In pursuit of knowledge….apparently not a good enough reason to some

I was rather pissed of at an interview with THEORETICAL physicist Jim Al-Khalili in THE this week.

When asked whether the governments’ favouring of STEM over other fields was a sign of neglect he twatted on about arts and humanities arguing that they were and he wasn’t convinced. Apparently, it is vitally important that we have more scientists and engineers to maintain the “UK’s position as a world leader in the knowledge economy”.

Fuck you. You are a flippin’ theoretical physicist. What exactly have you contributed to the “knowledge economy”? I would hardly even deem to call you a scientist.

Then he has a go at subjects other than medicine, law, science and engineering being worth the fees. Implication: the rest is a waste of money.

Well, if you are going to define “knowledge economy” in pounds, shilling and pence, you’ll make those conclusions. But it is parochial. Given that only 14% of medical research can be replicated, I would say that medicine isn’t contributing anything much other than shit to the knowledge economy. And, let’s not mention what theoretical physics has contributed….

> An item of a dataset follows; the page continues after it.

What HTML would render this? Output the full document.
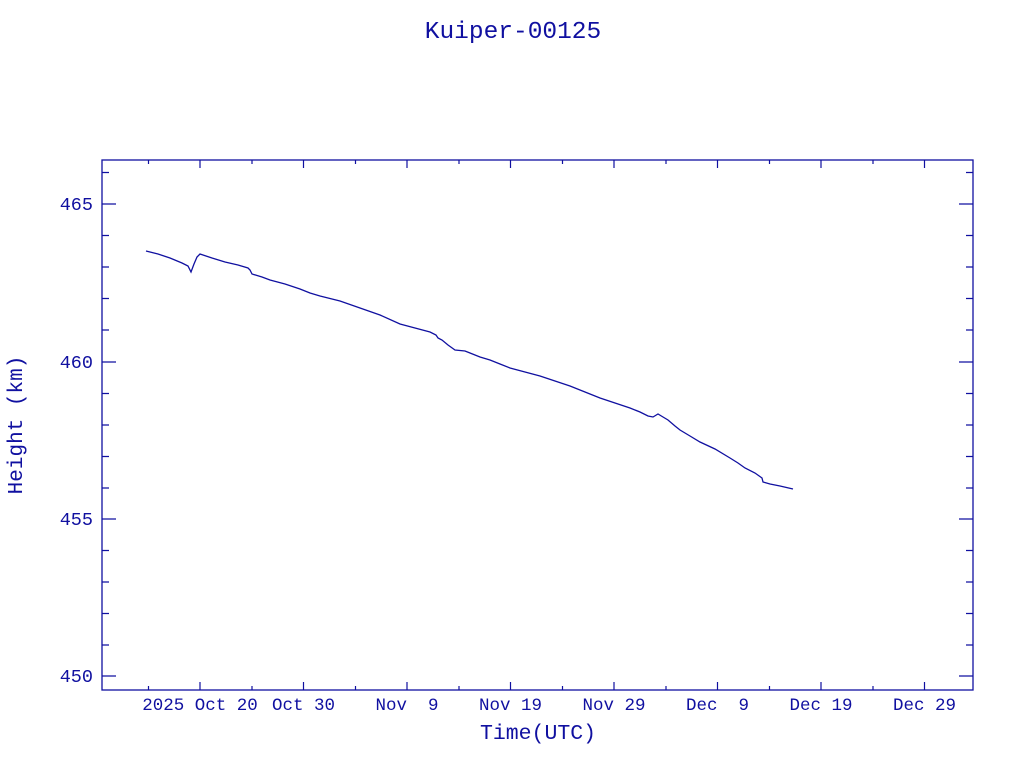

Research for the impact agenda of REF has shown that humanities has contributed a vast amount to society, and I think that is a better definition of knowledge economy than how much money it’s put in the treasury coffers.

But, even more widely, many students do a degree because they want to LEARN. They want to acquire KNOWLEDGE. And I think that is an amazing reason to do something and more important than whether it contributes to society or increases the “knowledge economy”.